* start Raw records *
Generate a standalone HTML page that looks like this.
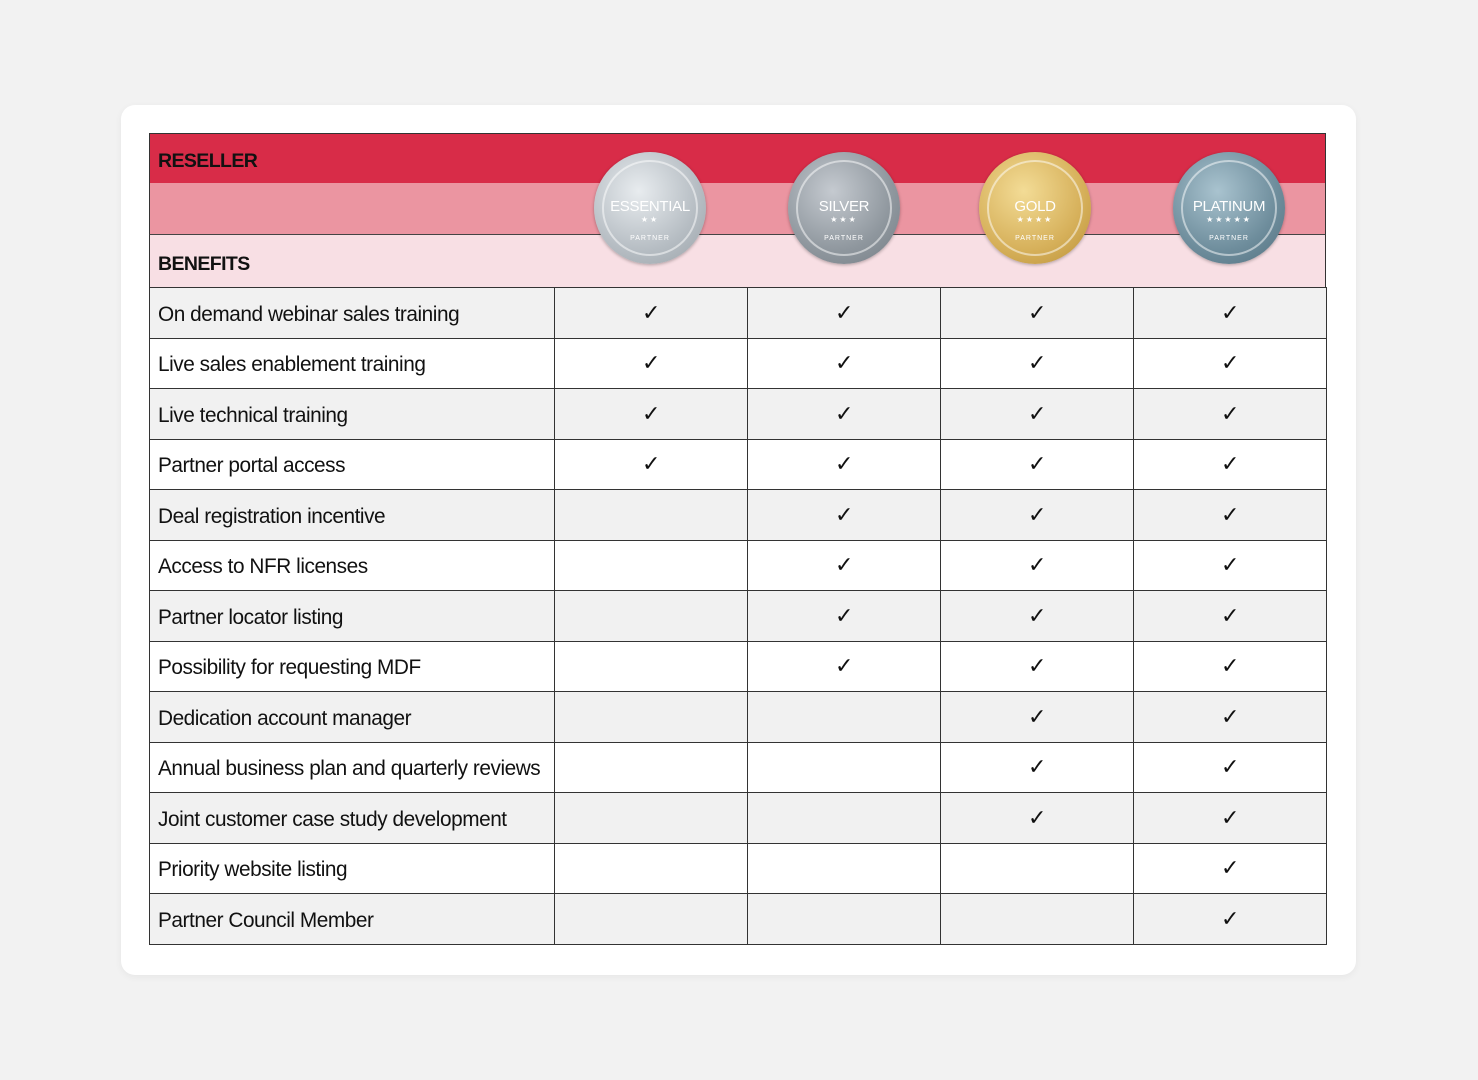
<!DOCTYPE html>
<html><head><meta charset="utf-8"><style>
*{margin:0;padding:0;box-sizing:border-box}
body{width:1478px;height:1080px;background:#f2f2f2;font-family:"Liberation Sans",sans-serif;position:relative;overflow:hidden}
.card{position:absolute;left:121px;top:105px;width:1235px;height:870px;background:#fff;border-radius:14px;box-shadow:0 2px 8px rgba(0,0,0,.05)}
.band{position:absolute;left:149px;width:1177px}
table{position:absolute;left:149px;top:287px;border-collapse:collapse;width:1178px}
td{border:1.5px solid #333;height:50.5px;font-size:20.8px;color:#111;letter-spacing:-0.45px;padding-top:4px}
td:first-child{width:405px;padding-left:8px}
td.c{width:193px;text-align:center;font-size:22px;padding-top:0}
tr:nth-child(odd) td{background:#f1f1f1}
tr:nth-child(even) td{background:#fff}
.badge{position:absolute;top:152px;width:112px;height:112px;border-radius:50%;text-align:center;color:#fff;box-shadow:0 1px 3px rgba(0,0,0,.3)}
.badge .in{position:absolute;left:8px;top:8px;right:8px;bottom:8px;border-radius:50%;border:2px solid rgba(255,255,255,.5)}
.badge .t{position:absolute;left:0;right:0;top:46px;font-size:15px;letter-spacing:-0.3px}
.badge .s{position:absolute;left:0;right:0;top:63px;font-size:8px;letter-spacing:2px}
.badge .p{position:absolute;left:0;right:0;top:83px;font-size:7px;letter-spacing:1px}
</style></head><body>
<div class="card"></div>
<div class="band" style="top:133px;height:50px;background:#d82c48;border:1.5px solid #333;border-bottom:none"></div>
<div class="band" style="top:183px;height:52px;background:#eb95a1;border-left:1.5px solid #333;border-right:1.5px solid #333;border-bottom:1.5px solid #444"></div>
<div class="band" style="top:235px;height:52px;background:#f8dfe4;border-left:1.5px solid #333;border-right:1.5px solid #333"></div>
<div style="position:absolute;left:158px;top:150px;font-weight:bold;font-size:19.5px;letter-spacing:-0.6px;color:#111">RESELLER</div>
<div style="position:absolute;left:158px;top:253px;font-weight:bold;font-size:19.5px;letter-spacing:-0.6px;color:#111">BENEFITS</div>
<div class="badge" style="left:594px;background:radial-gradient(circle at 40% 35%,#e8ecef,#b6bdc3 60%,#9aa2a8)"><div class="in"></div><div class="t">ESSENTIAL</div><div class="s">★★</div><div class="p">PARTNER</div></div>
<div class="badge" style="left:788px;background:radial-gradient(circle at 40% 35%,#c5cad0,#8f979e 60%,#747c84)"><div class="in"></div><div class="t">SILVER</div><div class="s">★★★</div><div class="p">PARTNER</div></div>
<div class="badge" style="left:979px;background:radial-gradient(circle at 40% 35%,#f3dc96,#d6b05a 60%,#b98f36)"><div class="in"></div><div class="t">GOLD</div><div class="s">★★★★</div><div class="p">PARTNER</div></div>
<div class="badge" style="left:1173px;background:radial-gradient(circle at 40% 35%,#a9c3cf,#6e8d9c 60%,#52707f)"><div class="in"></div><div class="t">PLATINUM</div><div class="s">★★★★★</div><div class="p">PARTNER</div></div>
<table>
<tr><td>On demand webinar sales training</td><td class="c">✓</td><td class="c">✓</td><td class="c">✓</td><td class="c">✓</td></tr>
<tr><td>Live sales enablement training</td><td class="c">✓</td><td class="c">✓</td><td class="c">✓</td><td class="c">✓</td></tr>
<tr><td>Live technical training</td><td class="c">✓</td><td class="c">✓</td><td class="c">✓</td><td class="c">✓</td></tr>
<tr><td>Partner portal access</td><td class="c">✓</td><td class="c">✓</td><td class="c">✓</td><td class="c">✓</td></tr>
<tr><td>Deal registration incentive</td><td class="c"></td><td class="c">✓</td><td class="c">✓</td><td class="c">✓</td></tr>
<tr><td>Access to NFR licenses</td><td class="c"></td><td class="c">✓</td><td class="c">✓</td><td class="c">✓</td></tr>
<tr><td>Partner locator listing</td><td class="c"></td><td class="c">✓</td><td class="c">✓</td><td class="c">✓</td></tr>
<tr><td>Possibility for requesting MDF</td><td class="c"></td><td class="c">✓</td><td class="c">✓</td><td class="c">✓</td></tr>
<tr><td>Dedication account manager</td><td class="c"></td><td class="c"></td><td class="c">✓</td><td class="c">✓</td></tr>
<tr><td>Annual business plan and quarterly reviews</td><td class="c"></td><td class="c"></td><td class="c">✓</td><td class="c">✓</td></tr>
<tr><td>Joint customer case study development</td><td class="c"></td><td class="c"></td><td class="c">✓</td><td class="c">✓</td></tr>
<tr><td>Priority website listing</td><td class="c"></td><td class="c"></td><td class="c"></td><td class="c">✓</td></tr>
<tr><td>Partner Council Member</td><td class="c"></td><td class="c"></td><td class="c"></td><td class="c">✓</td></tr>
</table>
</body></html>
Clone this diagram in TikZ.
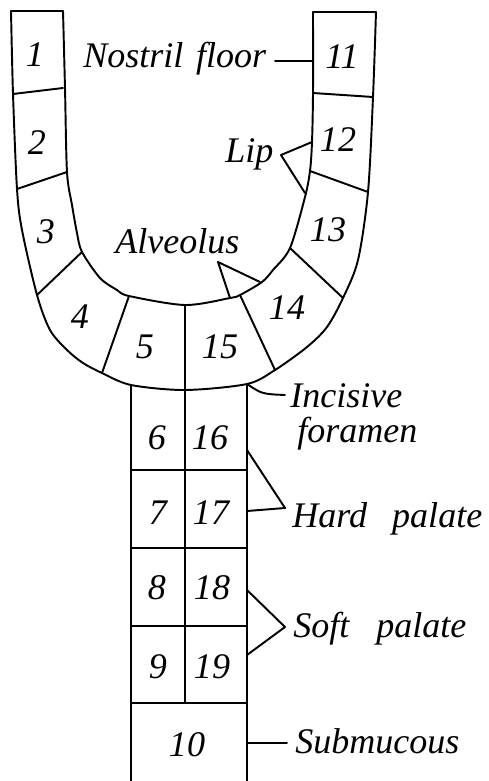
\documentclass[tikz,border=0pt]{standalone}
\usepackage{fontspec}
\setmainfont{Liberation Serif}
\tikzset{
  lbl/.style={font=\fontsize{20.5pt}{24pt}\selectfont\itshape, inner sep=0pt},
  num/.style={lbl, anchor=center},
  txt/.style={lbl, anchor=base west},
  ln/.style={line width=1.1pt, line join=round, line cap=round},
}
\begin{document}
\begin{tikzpicture}[x=0.02cm, y=-0.02cm]
\useasboundingbox (0,0) rectangle (489,781);
% key points
\coordinate (oTL) at (11,11);  \coordinate (iTL) at (63,11);
\coordinate (iTR) at (313,12); \coordinate (oTR) at (376,12);
\coordinate (cL) at (131,385); \coordinate (cR) at (247,384);
\coordinate (cTop) at (185,305); \coordinate (cMid) at (185,703);
\coordinate (cLB) at (131,781); \coordinate (cRB) at (247,781);
% outer boundary
\draw[ln] plot[smooth, tension=0.5] coordinates {(11,11) (13,94) (17,189) (22,230) (37,295) (50,330) (67,350) (83,363) (102,373) (131,385) (185,390) (247,384) (275,370) (307,347) (327,327) (343,298) (358,260) (368,192) (373,97) (376,12)};
% inner boundary
\draw[ln] plot[smooth, tension=0.5] coordinates {(63,11) (65,88) (67,172) (72,205) (77,233) (82,252) (100,278) (117,290) (129,296) (185,305) (230,298) (240,295) (262,282) (273,270) (290,248) (305,197) (310,171) (312,142) (313,93) (313,12)};
% tops
\draw[ln] (oTL) -- (iTL);
\draw[ln] (iTR) -- (oTR);
% dividers in the U
\draw[ln] (13,94) -- (63,88);
\draw[ln] (17,189) -- (67,172);
\draw[ln] (37,295) -- (82,252);
\draw[ln] (102,373) -- (129,296);
\draw[ln] (240,295) -- (275,370);
\draw[ln] (290,248) -- (343,298);
\draw[ln] (310,171) -- (368,192);
\draw[ln] (313,93) -- (373,97);
% column
\draw[ln] (cL) -- (cLB);
\draw[ln] (cR) -- (cRB);
\draw[ln] (cTop) -- (cMid);
\foreach \y in {470,548,626,703} \draw[ln] (131,\y) -- (247,\y);
% numbers
\node[num] (n1) at (35,55) {1};
\node[num] (n2) at (37,143) {2};
\node[num] (n3) at (46,232) {3};
\node[num] (n4) at (80,317) {4};
\node[num] (n5) at (145,347) {5};
\node[num] (n15) at (220,347) {15};
\node[num] (n14) at (287,308) {14};
\node[num] (n13) at (328,230) {13};
\node[num] (n12) at (338,140) {12};
\node[num] (n11) at (342,57) {11};
\node[num] (n6) at (157,438) {6};
\node[num] (n16) at (210,438) {16};
\node[num] (n7) at (158,513) {7};
\node[num] (n17) at (211,513) {17};
\node[num] (n8) at (157,588) {8};
\node[num] (n18) at (212,588) {18};
\node[num] (n9) at (158,667) {9};
\node[num] (n19) at (212,667) {19};
\node[num] (n10) at (187,745) {10};
% labels
\node[txt] (nf) at (83,67) {Nostril\hspace{0.35em}floor};
\node[txt] (lip) at (225,162) {Lip};
\node[txt] (alv) at (115,253) {Alveolus};
\node[txt] (inc) at (290,407) {Incisive};
\node[txt] (for) at (297,442) {foramen};
\node[txt] (hard) at (292,527) {Hard\hspace{0.7em}palate};
\node[txt] (soft) at (293,637) {Soft\hspace{0.75em}palate};
\node[txt] (sub) at (295,753) {Submucous};
% pointers
\coordinate (nfA) at (275,61); \coordinate (nfB) at (313,61);
\draw[ln] (nfA) -- (nfB);
\coordinate (lipA) at (312,142); \coordinate (lipP) at (281,155); \coordinate (lipB) at (305,193);
\draw[ln] (lipA) -- (lipP) -- (lipB);
\coordinate (alvA) at (260,282); \coordinate (alvP) at (218,262); \coordinate (alvB) at (230,298);
\draw[ln] (alvA) -- (alvP) -- (alvB);
\coordinate (incP) at (285,395);
\draw[ln] (cR) .. controls (262,394) .. (incP);
\coordinate (hardA) at (247,450); \coordinate (hardP) at (285,508); \coordinate (hardB) at (247,511);
\draw[ln] (hardA) -- (hardP) -- (hardB);
\coordinate (softA) at (247,590); \coordinate (softP) at (285,627); \coordinate (softB) at (247,655);
\draw[ln] (softA) -- (softP) -- (softB);
\coordinate (subA) at (247,743); \coordinate (subB) at (287,743);
\draw[ln] (subA) -- (subB);
\end{tikzpicture}
\end{document}
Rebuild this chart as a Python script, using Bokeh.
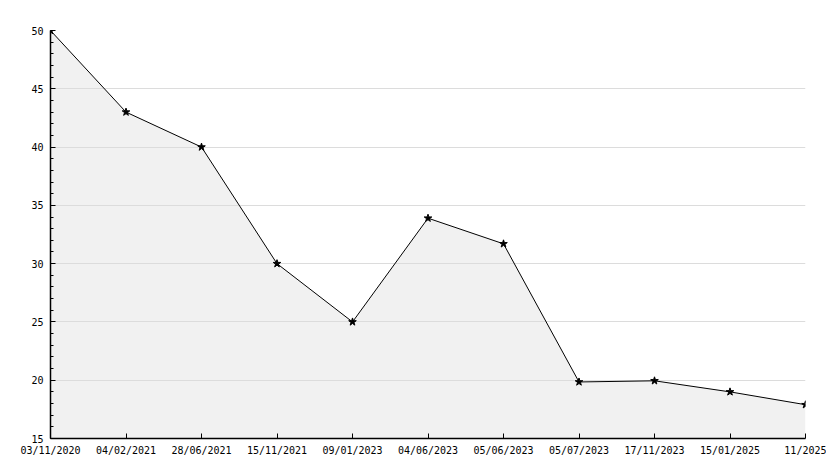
from bokeh.plotting import figure
from bokeh.models import FixedTicker, SingleIntervalTicker, Range1d
from bokeh.embed import file_html
from bokeh.resources import INLINE

dates = ["03/11/2020", "04/02/2021", "28/06/2021", "15/11/2021", "09/01/2023",
         "04/06/2023", "05/06/2023", "05/07/2023", "17/11/2023", "15/01/2025", "11/2025"]
values = [50, 43, 40, 30, 25, 33.9, 31.7, 19.85, 19.95, 19.0, 17.9]
y_min, y_max = 15, 50

xs = list(range(len(dates)))

p = figure(width=826, height=460, output_backend="svg", toolbar_location=None,
           x_range=Range1d(0, len(dates) - 1), y_range=Range1d(y_min, y_max),
           min_border_left=50, min_border_right=21, min_border_top=30, min_border_bottom=22)
p.outline_line_color = None
p.background_fill_color = "white"

fill = p.varea(x=xs, y1=[y_min] * len(xs), y2=values, fill_color="#f1f1f1")
fill.level = "image"
p.line(xs, values, line_color="black", line_width=1)
p.scatter(xs, values, marker="star", size=8, fill_color="black", line_color="black")

font = "DejaVu Sans Mono"
p.xaxis.ticker = FixedTicker(ticks=xs)
p.xaxis.major_label_overrides = {i: d for i, d in enumerate(dates)}
p.yaxis.ticker = SingleIntervalTicker(interval=5, num_minor_ticks=5)

for ax in (p.xaxis, p.yaxis):
    ax.axis_line_color = "black"
    ax.axis_line_width = 1.5
    ax.major_tick_line_color = "black"
    ax.minor_tick_line_color = "black"
    ax.major_tick_in = 5
    ax.major_tick_out = 0
    ax.minor_tick_in = 3
    ax.minor_tick_out = 0
    ax.major_label_text_font = font
    ax.major_label_text_font_size = "10px"
    ax.major_label_text_color = "black"
p.xaxis.minor_tick_line_color = None
p.xaxis.major_label_standoff = 6
p.yaxis.major_label_standoff = 7

p.xgrid.grid_line_color = None
p.ygrid.grid_line_color = "#dcdcdc"
p.ygrid.grid_line_width = 1

open("out.html", "w").write(file_html(p, INLINE))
* end Raw records *
:: The request ::
Provide only the number of lines in the records containing the string "this".

:: Reply ::
3